After she married Robert W. Goodman, the couple's apartment became a haven for progressive artists and intellectuals. In the 1950s, the Goodmans were deeply involved in the fight against McCarthyism; Alger Hiss was a guest on occasion.

In 1999 she was arrested for protesting the death of Amadou Diallo.

===Murders===

In 1964, her son Andrew, then a student at Queens College, told his parents he planned to go to Mississippi. "It wasn't easy for us ... But we couldn't talk out of both sides of our mouths. So I had to let him go", she told The New York Times in 2005.

Andrew Goodman, James Chaney and Michael Schwerner were in Mississippi in May 1964. On June 21, 1964, they travelled to Longdale to investigate the burning of Mount Zion Church; they never returned. Their bodies were found almost two months later.

In 1967, a federal jury in Meridian, Mississippi, convicted seven Klansmen of conspiracy in the deaths of the three civil rights workers. None served more than six years.

In January 2005, Edgar Ray Killen, who in 1967 had been released due to a hung jury, was arrested and charged with murder by the State of Mississippi; he was convicted of manslaughter and died in prison. At his trial, Goodman read a postcard her son wrote on June 21, 1964, the last day of his life
"Dear Mom and Dad," it read, "I have arrived safely in Meridian, Miss. This is a wonderful town, and the weather is fine. I wish you were here. The people in this city are wonderful, and our reception was very good. All my love, Andy."

I still feel that I would let Andy go to Mississippi again ... [E]ven after this terrible thing happened to Andy, I couldn't make a turnabout of everything I believe in.
— C. Goodman in a 1965 interview with The New York Times)
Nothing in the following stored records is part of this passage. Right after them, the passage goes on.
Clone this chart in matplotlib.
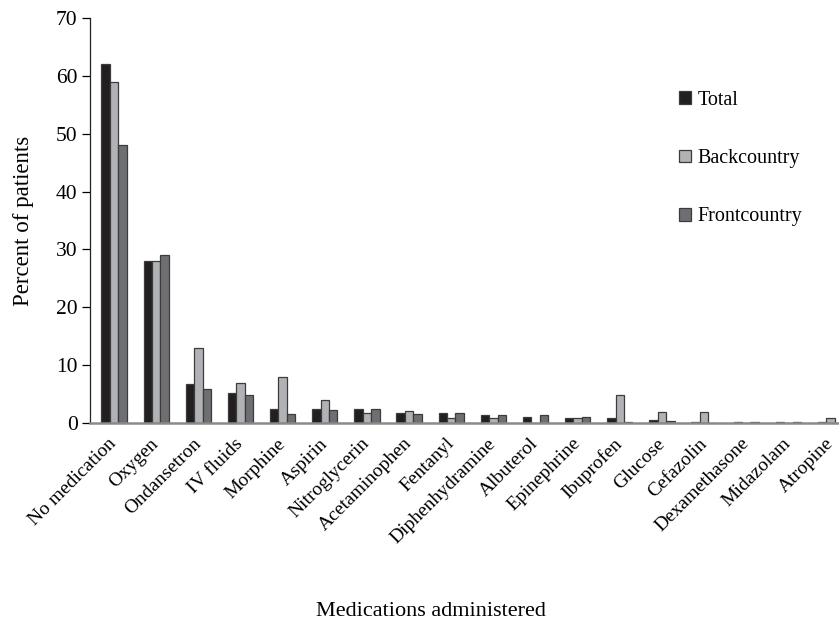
import matplotlib
matplotlib.use("Agg")
import matplotlib.pyplot as plt
import matplotlib.transforms as mtransforms
import numpy as np

plt.rcParams['font.family'] = ['Liberation Serif', 'DejaVu Serif']

medications = ["No medication", "Oxygen", "Ondansetron", "IV fluids", "Morphine",
               "Aspirin", "Nitroglycerin", "Acetaminophen", "Fentanyl",
               "Diphenhydramine", "Albuterol", "Epinephrine", "Ibuprofen",
               "Glucose", "Cefazolin", "Dexamethasone", "Midazolam", "Atropine"]
total = [62, 28, 6.7, 5.2, 2.5, 2.5, 2.5, 1.7, 1.7, 1.3, 1.1, 0.9, 0.9, 0.6, 0.25, 0.1, 0.1, 0.1]
backcountry = [59, 28, 12.9, 6.9, 7.9, 4.0, 1.8, 2.0, 0.9, 0.9, 0, 0.9, 4.9, 1.9, 1.9, 0, 0, 0.9]
frontcountry = [48, 29, 5.9, 4.9, 1.5, 2.2, 2.5, 1.6, 1.75, 1.4, 1.4, 1.0, 0.15, 0.4, 0, 0.15, 0.15, 0]

series = [("Total", total, "#231f20"),
          ("Backcountry", backcountry, "#b1b2b5"),
          ("Frontcountry", frontcountry, "#6e6f72")]

fig = plt.figure(figsize=(8.39, 6.29), dpi=100)
ax = fig.add_axes([90/839, (629-423)/629, 749/839, (423-18)/629])

x = np.arange(len(medications))
width = 0.2
for k, (name, vals, color) in enumerate(series):
    ax.bar(x + (k - 1) * width, vals, width, color=color, edgecolor="#3c3c3c",
           linewidth=0.9, label=name, zorder=2)

ax.set_xlim(-0.57, 17.2)
ax.set_ylim(0, 70)
ax.set_yticks(range(0, 71, 10))
ax.set_xticks(x)
ax.set_xticklabels(medications, rotation=45, ha="right", va="center",
                   rotation_mode="anchor", fontsize=14)
# nudge the slanted labels a few pixels to the right
shift = mtransforms.ScaledTranslation(4/100, 0, fig.dpi_scale_trans)
for lab in ax.get_xticklabels():
    lab.set_transform(lab.get_transform() + shift)
ax.tick_params(axis="x", length=0, pad=13)
ax.tick_params(axis="y", direction="out", length=6, labelsize=15.5, width=0.9, pad=3)

for side in ("top", "right"):
    ax.spines[side].set_visible(False)
ax.spines["left"].set_color("#222222")
ax.spines["left"].set_linewidth(0.9)
ax.spines["bottom"].set_color("#8a8a8a")
ax.spines["bottom"].set_linewidth(1.8)
ax.spines["bottom"].set_zorder(3)

ax.set_ylabel("Percent of patients", fontsize=16.5, labelpad=16)
fig.text(431/839, 1 - 612/629, "Medications administered", fontsize=16,
         ha="center", va="center")

ax.legend(loc="upper left", bbox_to_anchor=(0.775, 0.84), frameon=False,
          fontsize=14.5, handlelength=0.6, handleheight=0.6, handletextpad=0.35,
          labelspacing=1.95, borderaxespad=0)

fig.savefig("out.png", dpi=100)
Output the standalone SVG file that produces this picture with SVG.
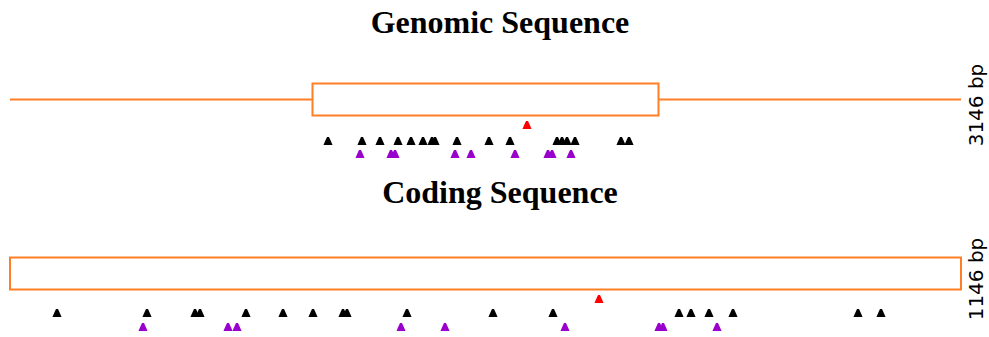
<svg xmlns="http://www.w3.org/2000/svg" xmlns:xlink="http://www.w3.org/1999/xlink" width="989" height="337" viewBox="0 0 989 337">
<style>
.title{font-family:"Liberation Serif","Times New Roman",serif;font-weight:bold;font-size:32px;fill:#000;text-anchor:middle}
.len{font-family:"DejaVu Sans",sans-serif;font-size:20px;fill:#000;text-anchor:middle}
.seq{fill:#fff;stroke:#ff7f27;stroke-width:2}
.line{stroke:#ff7f27;stroke-width:2;fill:none}
.k{fill:#000}
.p{fill:#9900cc}
.r{fill:#ff0000}
</style>
<defs>
<path id="m" d="M-1,0 L1,0 L3.5,5.5 L4.5,8 L-4.5,8 L-3.5,5.5 Z"/>
</defs>
<rect width="989" height="337" fill="#fff"/>
<g id="genomic">
<text class="title" x="500" y="33">Genomic Sequence</text>
<line class="line" x1="10" y1="99.5" x2="961" y2="99.5"/>
<rect class="seq" x="312.5" y="83.5" width="346" height="32"/>
<text class="len" transform="translate(983,105) rotate(-90)">3146 bp</text>
<g class="k">
<use xlink:href="#m" x="328" y="137"/><use xlink:href="#m" x="362" y="137"/><use xlink:href="#m" x="380" y="137"/><use xlink:href="#m" x="398" y="137"/><use xlink:href="#m" x="411" y="137"/><use xlink:href="#m" x="423" y="137"/><use xlink:href="#m" x="432" y="137"/><use xlink:href="#m" x="435" y="137"/><use xlink:href="#m" x="457" y="137"/><use xlink:href="#m" x="489" y="137"/><use xlink:href="#m" x="510" y="137"/><use xlink:href="#m" x="557" y="137"/><use xlink:href="#m" x="562" y="137"/><use xlink:href="#m" x="567" y="137"/><use xlink:href="#m" x="575" y="137"/><use xlink:href="#m" x="621" y="137"/><use xlink:href="#m" x="629" y="137"/>
</g>
<g class="p">
<use xlink:href="#m" x="360" y="150"/><use xlink:href="#m" x="391" y="150"/><use xlink:href="#m" x="395" y="150"/><use xlink:href="#m" x="455" y="150"/><use xlink:href="#m" x="471" y="150"/><use xlink:href="#m" x="515" y="150"/><use xlink:href="#m" x="548" y="150"/><use xlink:href="#m" x="552" y="150"/><use xlink:href="#m" x="571" y="150"/>
</g>
<use class="r" xlink:href="#m" x="527" y="121"/>
</g>
<g id="coding">
<text class="title" x="500" y="203">Coding Sequence</text>
<rect class="seq" x="10" y="257.5" width="951" height="32"/>
<text class="len" transform="translate(983,279) rotate(-90)">1146 bp</text>
<g class="k">
<use xlink:href="#m" x="57" y="309"/><use xlink:href="#m" x="147" y="309"/><use xlink:href="#m" x="195" y="309"/><use xlink:href="#m" x="200" y="309"/><use xlink:href="#m" x="246" y="309"/><use xlink:href="#m" x="283" y="309"/><use xlink:href="#m" x="313" y="309"/><use xlink:href="#m" x="343" y="309"/><use xlink:href="#m" x="347" y="309"/><use xlink:href="#m" x="407" y="309"/><use xlink:href="#m" x="493" y="309"/><use xlink:href="#m" x="553" y="309"/><use xlink:href="#m" x="679" y="309"/><use xlink:href="#m" x="691" y="309"/><use xlink:href="#m" x="709" y="309"/><use xlink:href="#m" x="733" y="309"/><use xlink:href="#m" x="858" y="309"/><use xlink:href="#m" x="881" y="309"/>
</g>
<g class="p">
<use xlink:href="#m" x="143" y="323"/><use xlink:href="#m" x="228" y="323"/><use xlink:href="#m" x="237" y="323"/><use xlink:href="#m" x="401" y="323"/><use xlink:href="#m" x="445" y="323"/><use xlink:href="#m" x="565" y="323"/><use xlink:href="#m" x="659" y="323"/><use xlink:href="#m" x="663" y="323"/><use xlink:href="#m" x="717" y="323"/>
</g>
<use class="r" xlink:href="#m" x="599" y="295"/>
</g>
</svg>
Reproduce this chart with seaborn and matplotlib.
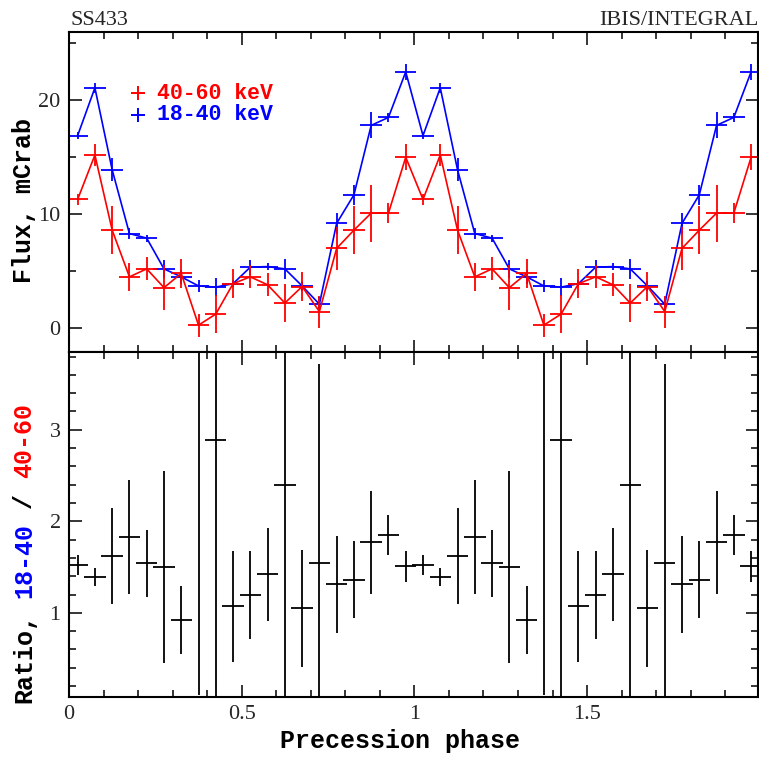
import numpy as np
import pandas as pd
import matplotlib
matplotlib.use("Agg")
import matplotlib.pyplot as plt
import seaborn as sns
from matplotlib.ticker import MultipleLocator, FixedLocator

# ---- data (one precession cycle, 20 phase bins; plotted twice) ----
phase = [0.025, 0.075, 0.125, 0.175, 0.225, 0.275, 0.325, 0.375, 0.425, 0.475,
         0.525, 0.575, 0.625, 0.675, 0.725, 0.775, 0.825, 0.875, 0.925, 0.975]
flux_40_60 = [11.3, 15.2, 8.6, 4.5, 5.2, 3.55, 4.8, 0.26, 1.23, 3.9,
              4.5, 3.8, 2.2, 3.65, 1.45, 7.0, 8.6, 10.1, 10.1, 15.0]
flux_40_60_err = [0.5, 1.0, 2.1, 1.2, 1.0, 1.95, 1.3, 1.0, 1.7, 1.3,
                  1.0, 1.0, 1.7, 1.3, 1.4, 1.9, 2.1, 2.5, 0.9, 1.15]
flux_18_40 = [16.9, 21.1, 13.9, 8.3, 7.9, 5.2, 4.5, 3.7, 3.6, 3.9,
              5.35, 5.4, 5.2, 3.7, 2.1, 9.2, 11.7, 17.8, 18.5, 22.5]
flux_18_40_err = [0.3, 0.45, 1.0, 0.5, 0.3, 0.8, 0.6, 0.5, 0.8, 0.3,
                  0.65, 0.3, 0.85, 0.4, 0.65, 0.9, 0.9, 1.15, 0.4, 0.7]
ratio = [1.52, 1.39, 1.62, 1.83, 1.54, 1.50, 0.92, 14.0, 2.89, 1.07,
         1.19, 1.42, 2.40, 1.05, 1.54, 1.31, 1.36, 1.77, 1.85, 1.51]
ratio_err = [0.11, 0.10, 0.52, 0.62, 0.37, 1.05, 0.37, 13.9, 3.0, 0.61,
             0.48, 0.51, 2.5, 0.64, 2.18, 0.53, 0.42, 0.56, 0.215, 0.17]
bin_half_width = 0.031

x_ticks = [0, 0.5, 1, 1.5]
x_tick_labels = ["0", "0.5", "1", "1.5"]
flux_ticks = [0, 10, 20]
ratio_ticks = [1, 2, 3]

# two cycles
ph2 = phase + [p + 1 for p in phase]
df = pd.DataFrame({
    "phase": ph2,
    "hard": flux_40_60 * 2, "hard_err": flux_40_60_err * 2,
    "soft": flux_18_40 * 2, "soft_err": flux_18_40_err * 2,
    "ratio": ratio * 2, "ratio_err": ratio_err * 2,
})

sns.set_theme(style="ticks")
plt.rcParams["font.family"] = ["Liberation Serif", "DejaVu Serif"]
plt.rcParams["axes.linewidth"] = 1.5

W, H = 759, 757
fig = plt.figure(figsize=(W / 100, H / 100), dpi=100)
fig.patch.set_facecolor("white")

L, R = 69, 758
ax1 = fig.add_axes([L / W, 1 - 352 / H, (R - L) / W, (352 - 32) / H])
ax2 = fig.add_axes([L / W, 1 - 697 / H, (R - L) / W, (697 - 352) / H])

RED, BLUE = "#ff0000", "#0000ff"

# upper panel
for col, c in (("soft", BLUE), ("hard", RED)):
    sns.lineplot(data=df, x="phase", y=col, color=c, lw=1.2, ax=ax1,
                 estimator=None, sort=True, legend=False)
    ax1.errorbar(df["phase"], df[col], yerr=df[col + "_err"], xerr=bin_half_width,
                 fmt="none", ecolor=c, elinewidth=1.3, capsize=0)

# lower panel
ax2.errorbar(df["phase"], df["ratio"], yerr=df["ratio_err"], xerr=bin_half_width,
             fmt="none", ecolor="black", elinewidth=1.3, capsize=0)

ax1.set_xlim(0, 1.995)
ax2.set_xlim(0, 1.995)
ax1.set_ylim(-2.1, 26)
ax2.set_ylim(0.08, 3.85)

for ax in (ax1, ax2):
    ax.set_xlabel("")
    ax.set_ylabel("")
    ax.xaxis.set_major_locator(FixedLocator(x_ticks))
    ax.xaxis.set_minor_locator(MultipleLocator(0.1))
    ax.tick_params(which="both", direction="in", top=True, right=True,
                   bottom=True, left=True, width=1.1, color="black")
    ax.tick_params(which="major", length=9)
    ax.tick_params(which="minor", length=5)
    ax.tick_params(labelsize=16, pad=6)
    for s in ax.spines.values():
        s.set_visible(True)
        s.set_color("black")
        s.set_linewidth(1.5)

ax1.yaxis.set_major_locator(FixedLocator(flux_ticks))
ax1.yaxis.set_minor_locator(MultipleLocator(5))
ax1.set_yticklabels([str(t) for t in flux_ticks])
ax1.tick_params(labelbottom=False)

ax2.yaxis.set_major_locator(FixedLocator(ratio_ticks))
ax2.yaxis.set_minor_locator(MultipleLocator(0.2))
ax2.set_yticklabels([str(t) for t in ratio_ticks])
ax2.set_xticklabels(x_tick_labels)

# legend (marker + text)
mono = dict(family=["Liberation Mono", "DejaVu Sans Mono"], weight="bold")
for (lab, c, yfrac) in (("40-60 keV", RED, 0.809), ("18-40 keV", BLUE, 0.741)):
    ax1.plot([0.100], [yfrac], marker="+", ms=10, mew=1.4, color=c,
             transform=ax1.transAxes, clip_on=False)
    ax1.text(0.127, yfrac, lab, color=c, fontsize=15.5, va="center", ha="left",
             transform=ax1.transAxes, **mono)

# titles
fig.text(70 / W, 1 - 25 / H, "SS433", fontsize=16, ha="left", va="baseline")
fig.text(758 / W, 1 - 25 / H, "IBIS/INTEGRAL", fontsize=16, ha="right", va="baseline")

# axis labels (monospace, placed by character cells)
fs = 18
cell = 0.6 * fs * 100 / 72  # px per char
xb = 31 / W
fig.text(xb, 1 - 283 / H, "Flux, mCrab", rotation=90, rotation_mode="anchor",
         ha="left", va="baseline", fontsize=fs, color="black", **mono)
y0 = 703
for txt, start, c in (("Ratio,", 0, "black"), ("18-40", 7, BLUE),
                      ("/", 13, "black"), ("40-60", 15, RED)):
    fig.text(xb, 1 - (y0 - start * cell) / H, txt, rotation=90, rotation_mode="anchor",
             ha="left", va="baseline", fontsize=fs, color=c, **mono)

fig.text(400 / W, 1 - 748 / H, "Precession phase", ha="center", va="baseline",
         fontsize=fs, color="black", **mono)

fig.savefig("out.png", dpi=100, facecolor="white")
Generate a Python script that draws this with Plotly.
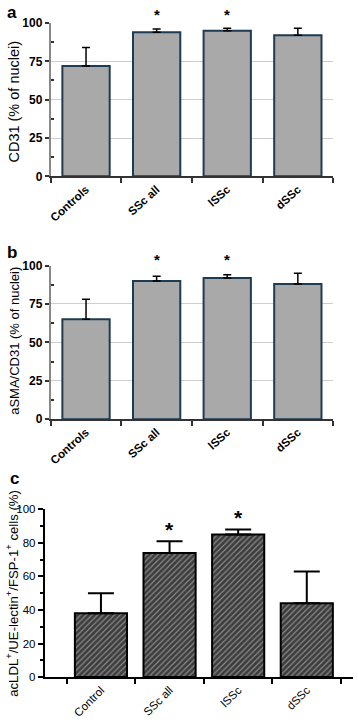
import plotly.graph_objects as go

cats_ab = ["Controls", "SSc all", "lSSc", "dSSc"]
cats_c = ["Control", "SSc all", "lSSc", "dSSc"]

cd31 = [72, 94, 95, 92]
cd31_err = [12, 2, 1.5, 4.5]
asma = [65, 90, 92, 88]
asma_err = [13, 3, 2, 7]
acldl = [38, 74, 85, 44]
acldl_err = [12, 7, 3, 19]

titles = ["CD31 (% of nuclei)", "aSMA/CD31 (% of nuclei)",
          "acLDL<sup>+</sup>/UE-lectin<sup>+</sup>/FSP-1<sup>+</sup> cells (%)"]
panel_labels = ["a", "b", "c"]

W, H = 358, 722
def px(x): return x / W
def py(y): return 1 - y / H

FONT = "Liberation Sans, Arial"
fig = go.Figure()

bar_ab = dict(marker=dict(color="#a9a9a9", line=dict(color="#1d3b52", width=2)), width=0.67, showlegend=False)
fig.add_trace(go.Bar(x=cats_ab, y=cd31, xaxis="x", yaxis="y",
                     error_y=dict(type="data", array=cd31_err, arrayminus=[0]*4, symmetric=False,
                                  color="black", thickness=1.5, width=4), **bar_ab))
fig.add_trace(go.Bar(x=cats_ab, y=asma, xaxis="x2", yaxis="y2",
                     error_y=dict(type="data", array=asma_err, arrayminus=[0]*4, symmetric=False,
                                  color="black", thickness=1.5, width=4), **bar_ab))
fig.add_trace(go.Bar(x=cats_c, y=acldl, xaxis="x3", yaxis="y3", width=0.76, showlegend=False,
                     marker=dict(color="#3c3c3c", line=dict(color="black", width=2),
                                 pattern=dict(shape="/", fgcolor="#d8d8d8", size=4, solidity=0.3, fillmode="overlay")),
                     error_y=dict(type="data", array=acldl_err, arrayminus=[0]*4, symmetric=False,
                                  color="black", thickness=2, width=13)))

tf_ab = dict(family=FONT, size=11.5, color="black", weight="bold")
tf_c = dict(family=FONT, size=11.5, color="black")
tfy_ab = dict(family=FONT, size=12, color="black", weight="bold")

xa_ab = dict(type="category", range=[-0.5, 3.5], tickson="boundaries", ticks="outside", ticklen=5,
             tickcolor="#333", tickwidth=1.5, showline=True, linecolor="#333", linewidth=2,
             tickangle=-42, tickfont=tf_ab, showgrid=False, fixedrange=True)
ya_ab = dict(range=[0, 100], tickvals=[0, 25, 50, 75, 100], ticks="outside", ticklen=4, tickcolor="#333",
             tickwidth=1.5, showline=True, linecolor="#888", linewidth=2, showgrid=True,
             gridcolor="#cfcfcf", gridwidth=1, tickfont=tfy_ab, zeroline=False, fixedrange=True,
             minor=dict(tickvals=[12.5, 37.5, 62.5, 87.5], ticks="inside", ticklen=3, tickcolor="#333", showgrid=False))

fig.update_layout(
    width=W, height=H, margin=dict(l=0, r=0, t=0, b=0),
    paper_bgcolor="white", plot_bgcolor="white", bargap=0.33,
    xaxis=dict(domain=[px(49), px(333)], anchor="y", **xa_ab),
    yaxis=dict(domain=[py(172.7), py(16.3)], anchor="x", **ya_ab),
    xaxis2=dict(domain=[px(49), px(333)], anchor="y2", **xa_ab),
    yaxis2=dict(domain=[py(420.3), py(263.7)], anchor="x2", **ya_ab),
    xaxis3=dict(domain=[px(43), px(353)], anchor="y3", type="category", range=[-0.819, 3.674],
                tickson="boundaries", ticks="outside", ticklen=5, tickcolor="black", tickwidth=1.5,
                showline=True, linecolor="black", linewidth=2, tickangle=-45, tickfont=tf_c, fixedrange=True),
    yaxis3=dict(domain=[py(683.3), py(512.3)], anchor="x3", range=[0, 100], tickvals=[0, 20, 40, 60, 80, 100],
                ticks="outside", ticklen=5, tickcolor="black", tickwidth=1.5, showline=True, linecolor="black",
                linewidth=2, showgrid=False, zeroline=False, tickfont=tf_c, fixedrange=True,
                minor=dict(tickvals=[10, 30, 50, 70, 90], ticks="outside", ticklen=3, tickcolor="black")),
)

ann = []
for xr, yr, cats, ys, sz in [("x", "y domain", cats_ab, [1.053, 1.053], 15),
                              ("x2", "y2 domain", cats_ab, [1.04, 1.04], 15),
                              ("x3", "y3 domain", cats_c, [0.88, 0.95], 21)]:
    for c, yv in zip(cats[1:3], ys):
        ann.append(dict(x=c, y=yv, xref=xr, yref=yr, text="*", showarrow=False,
                        font=dict(family=FONT, size=sz, color="black", weight="bold"),
                        yanchor="middle"))
for t, (xv, yv) in zip(panel_labels, [(10, 6), (10, 250), (13, 481)]):
    ann.append(dict(x=px(xv), y=py(yv), xref="paper", yref="paper", text=t, showarrow=False,
                    xanchor="center", yanchor="middle",
                    font=dict(family=FONT, size=17, color="black", weight="bold")))
for t, (xv, yv, sz) in zip(titles, [(12, 96.5, 14.5), (13, 340.5, 13), (10.5, 598, 13.2)]):
    ann.append(dict(x=px(xv), y=py(yv), xref="paper", yref="paper", text=t, showarrow=False,
                    textangle=-90, xanchor="center", yanchor="middle",
                    font=dict(family=FONT, size=sz, color="black")))
fig.update_layout(annotations=ann)

fig.write_html("out.html", config={"displayModeBar": False},
               post_script="document.body.style.margin='0';document.body.style.overflow='hidden';")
=== Andrew Goodman Foundation ===
In 1966, Carolyn and her husband Robert established the Andrew Goodman Foundation, which supports a variety of social causes. After Carolyn's death in August 2007, David Goodman, Andrew's younger brother, and Sylvia Golbin Goodman, David's wife, took up the work of the Foundation. In 2025, both are on the Board of Directors, which is chaired by Sonia Jarvis.

On the 50th anniversary of Andrew's death, the foundation officially launched Vote Everywhere, which is a national, non-partisan, civic engagement movement of student leaders and university partners. The program is crafted to follow in the footsteps of Andrew Goodman with its mission rooted in tackling impediments to voter registration and other social justice issues on college campuses.

==Personal life==
She married Robert W. Goodman, a civil engineer, in the late 1930s, and they had three sons, Jonathan, David and Andrew. Robert Goodman died of a stroke in 1969, aged 54.

She married Joseph Eisner in 1972; he died in 1992.

Goodman, who had suffered a series of strokes and seizures in the weeks before her death, died of natural causes in Manhattan, aged 91. At her death, she was assistant clinical professor emeritus of psychiatry at Albert Einstein College of Medicine of Yeshiva University in The Bronx. She was surrounded by her sons Jonathan and David, grandchildren and great-grandchildren. A memorial service was held on October 7, 2007, in Manhattan.

==Selected works==

- My Mantelpiece: A Memoir of Survival and Social Justice by Carolyn Goodman (with Brad Herzog), Why Not Books; ISBN 978-0-98499-194-5.